- [Problem details]:
Images are not part of the copy; write out the rest of the data exactly as given.
++++++++
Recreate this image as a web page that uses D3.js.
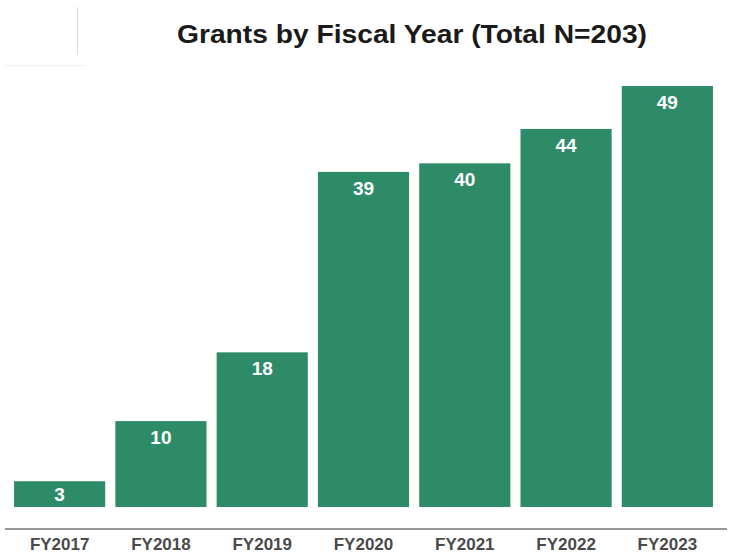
<!DOCTYPE html>
<html><head><meta charset="utf-8">
<script src="https://cdn.jsdelivr.net/npm/d3@7"></script>
<style>body{margin:0;background:#fff}svg{display:block}</style>
</head><body><svg id="c" width="730" height="554"></svg>
<script>
const categories = ["FY2017","FY2018","FY2019","FY2020","FY2021","FY2022","FY2023"];
const values = [3,10,18,39,40,44,49];
const title = "Grants by Fiscal Year (Total N=203)";

const svg = d3.select("#c");
const font = "'Liberation Sans', Arial, sans-serif";
const barColor = "#2e8b68";

// faint artifact lines from the source image
svg.append("line").attr("x1",77.5).attr("x2",77.5).attr("y1",7).attr("y2",54).attr("stroke","#ddd");
svg.append("line").attr("x1",5).attr("x2",85).attr("y1",65.5).attr("y2",65.5).attr("stroke","#f0f0f0");

svg.append("text").attr("x",412).attr("y",43).attr("text-anchor","middle")
  .attr("font-family",font).attr("font-weight","bold").attr("font-size",26)
  .attr("textLength",470).attr("lengthAdjust","spacingAndGlyphs")
  .attr("fill","#1a1a1a").text(title);

const x = d3.scaleBand().domain(categories).range([9,718]).paddingInner(0.1).paddingOuter(0.05);
const y = d3.scaleLinear().domain([0,49]).range([507,86]);

svg.selectAll("rect.bar").data(values).enter().append("rect").attr("class","bar")
  .attr("x",(d,i)=>x(categories[i])).attr("width",x.bandwidth())
  .attr("y",d=>y(d)).attr("height",d=>y(0)-y(d)).attr("fill",barColor);

svg.selectAll("text.val").data(values).enter().append("text").attr("class","val")
  .attr("x",(d,i)=>x(categories[i])+x.bandwidth()/2)
  .attr("y",d=> (y(0)-y(d))<40 ? (y(d)+y(0))/2+7 : y(d)+23)
  .attr("text-anchor","middle").attr("font-family",font).attr("font-weight","bold")
  .attr("font-size",19).attr("fill","#fff").text(d=>d);

const ax = svg.append("g").attr("transform","translate(0,529)")
  .call(d3.axisBottom(x).tickSize(0).tickPadding(9));
ax.select(".domain").attr("d","M5,0H727").attr("stroke","#333").attr("stroke-width",1.2);
ax.selectAll("text").attr("font-family",font).attr("font-weight","bold").attr("font-size",17).attr("fill","#4a4a4a");
</script></body></html>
++++++++
- [Complete answer]:
Recreate this image as a web page that uses D3.js.
<!DOCTYPE html>
<html><head><meta charset="utf-8">
<script src="https://cdn.jsdelivr.net/npm/d3@7"></script>
<style>body{margin:0;background:#fff}svg{display:block}</style>
</head><body><svg id="c" width="730" height="554"></svg>
<script>
const categories = ["FY2017","FY2018","FY2019","FY2020","FY2021","FY2022","FY2023"];
const values = [3,10,18,39,40,44,49];
const title = "Grants by Fiscal Year (Total N=203)";

const svg = d3.select("#c");
const font = "'Liberation Sans', Arial, sans-serif";
const barColor = "#2e8b68";

// faint artifact lines from the source image
svg.append("line").attr("x1",77.5).attr("x2",77.5).attr("y1",7).attr("y2",54).attr("stroke","#ddd");
svg.append("line").attr("x1",5).attr("x2",85).attr("y1",65.5).attr("y2",65.5).attr("stroke","#f0f0f0");

svg.append("text").attr("x",412).attr("y",43).attr("text-anchor","middle")
  .attr("font-family",font).attr("font-weight","bold").attr("font-size",26)
  .attr("textLength",470).attr("lengthAdjust","spacingAndGlyphs")
  .attr("fill","#1a1a1a").text(title);

const x = d3.scaleBand().domain(categories).range([9,718]).paddingInner(0.1).paddingOuter(0.05);
const y = d3.scaleLinear().domain([0,49]).range([507,86]);

svg.selectAll("rect.bar").data(values).enter().append("rect").attr("class","bar")
  .attr("x",(d,i)=>x(categories[i])).attr("width",x.bandwidth())
  .attr("y",d=>y(d)).attr("height",d=>y(0)-y(d)).attr("fill",barColor);

svg.selectAll("text.val").data(values).enter().append("text").attr("class","val")
  .attr("x",(d,i)=>x(categories[i])+x.bandwidth()/2)
  .attr("y",d=> (y(0)-y(d))<40 ? (y(d)+y(0))/2+7 : y(d)+23)
  .attr("text-anchor","middle").attr("font-family",font).attr("font-weight","bold")
  .attr("font-size",19).attr("fill","#fff").text(d=>d);

const ax = svg.append("g").attr("transform","translate(0,529)")
  .call(d3.axisBottom(x).tickSize(0).tickPadding(9));
ax.select(".domain").attr("d","M5,0H727").attr("stroke","#333").attr("stroke-width",1.2);
ax.selectAll("text").attr("font-family",font).attr("font-weight","bold").attr("font-size",17).attr("fill","#4a4a4a");
</script></body></html>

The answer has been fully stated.